Eh. I had to re-work all my runs in my
marathon training plan. Paperwork, math, thinking, blah.
Here's why: my
new work schedule has me working every third weekend. On the other two weekends I go to church. Thus, Sunday mornings runs would have to start at, oh, 4 am (at least once I got to the long ones). Not happening. Even with my old-lady Saturday night schedule of a nice dinner, a book, and early bed - not happening.
However, Thursdays I work either super late, super early, or not at all. So I re-worked my schedule to put my long runs on Thursday - early morning or late afternoon/evening - and my cross train day on Friday. That way I get to go to the Friday kickboxing class which is super duper fun (I did it this morning)!
I also canceled some short runs - 3 or 4 miles - and replaced them with timed hills runs. There is one tiny stretch of levee with two built in hills, so basically the plan is to run that itty bitty stretch of ground over and over again for 40 minutes. I can already hardly contain my excitement. But I'm getting skeered of the hills so I thought it was needed.

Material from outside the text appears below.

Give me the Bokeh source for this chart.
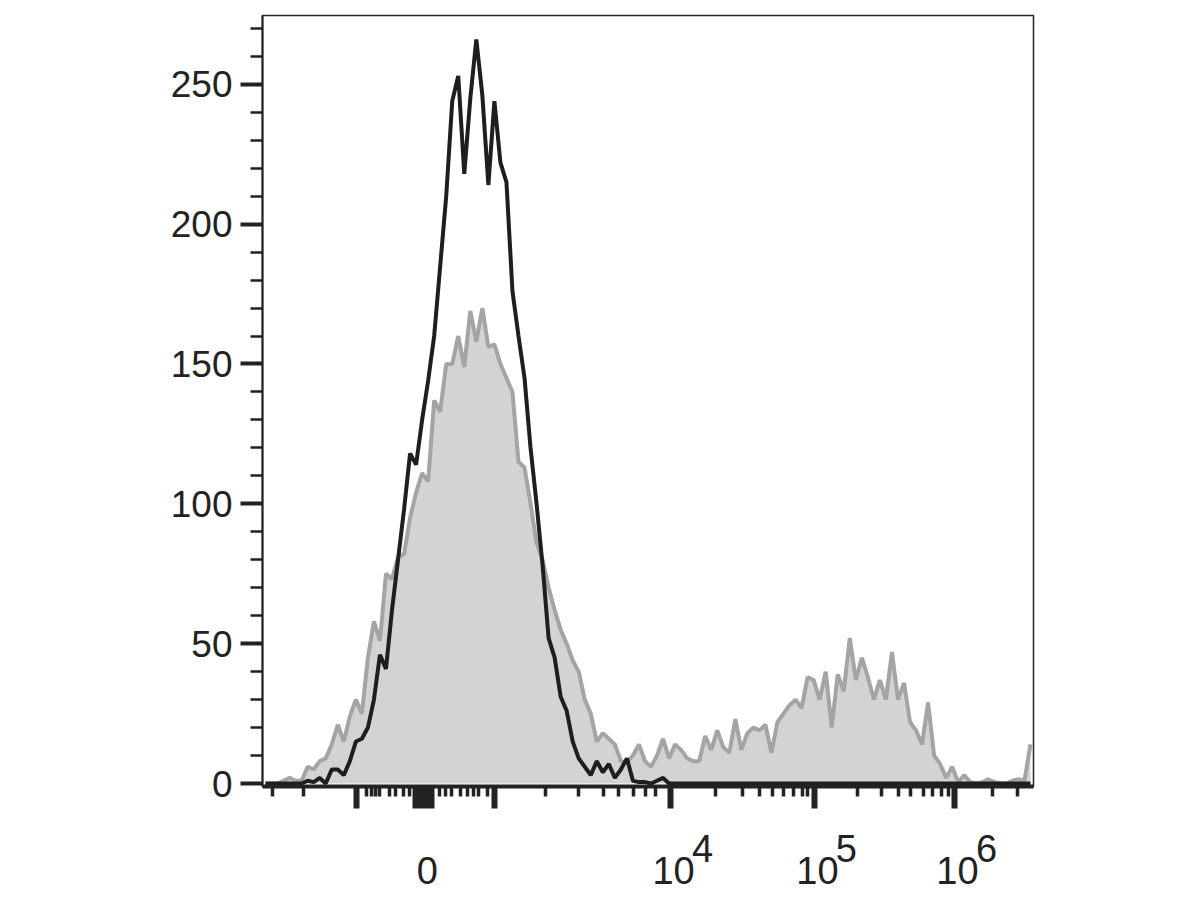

Yesterday I brilliantly decided to test out my afternoon run options and went for a 12 miler at 1 pm. It was 97 degrees. That's just the heat. Heat index with the humidity was astronomical. For some reason the Audubon Park area is always hotter than other places (airport, westbank) when the weather guys go over the day's highs and lows; naturally that's where I run!
So anyway. I carried water this time since there are no fountains until about mile 5 and I decided to do a stop-walk-drink-water thing every ten minutes. I knew it would impact my time, but maybe I wouldn't die that way. Unfortunately, ten minutes apart is too much time in this kind of heat. I quickly decided to make that every five, and I stuck to that schedule down Carrollton (no shade), back up Carrollton to the levee (total hell; no shade or breeze; this part of the course is murder), and over the "fly", the riverfront park that leads into Audubon park. Once you hit Audubon there's some breeze and shade so I went back to every ten minutes for water breaks. I left the park and continued up St Charles to General Pershing St and back to the park. At this point, thank you God, a thunderstorm threatened and the sun finally went behind a cloud, giving me a much-needed break from the heat. As I headed back to the park I realized that I was slowing considerably and my muscles felt crampy. I remembered that I hadn't really eaten all day! Between no glucose and no electrolytes (my clothes were sweat-saturated within ten minutes of leaving the house) I was losing energy fast. Thank goodness I had brought a Gu. I gulped it and felt better in moments - enough to pick up the pace for my last loop around the park, completing the 1.8 mile loop in 14 minutes including a water break at the fountain (I HAD to have cold water at this point; my bottle was now quite warm). I made it home in one sweaty disgusting piece and sipped vitamin water for the rest of the afternoon. My head felt like it had been sitting in a crock pot all day and I was a little dehydrated, but I "proved" that I can do long runs in the summer heat. The only problem is that my pace is very very slow in the heat. I did this run in 1:43, which is over ten minutes longer than I ran that distance in the winter. However, since I'm not running this marathon with a time goal, I'm just going to deal with it. While I can sit here today and complain about how slow my time was, the truth is that while I was out there in the heat I could not have gone faster and still have finished. That's all I got, folks! I have to keep in mind that because of thyroid issues I can't adjust my body temperature as efficiently or as quickly as others and I simply won't do as well in temperature extremes. So I'm scaling back my expectations for hot runs.
In other news, my feet and joints were kind of feeling this run. You think it might be time to replace the shoes?

That's the tread at the ball of my foot. Incidentally this is around 600 miles. I have gotten 700 out of Saucony's with less wear. Don't buy Nike!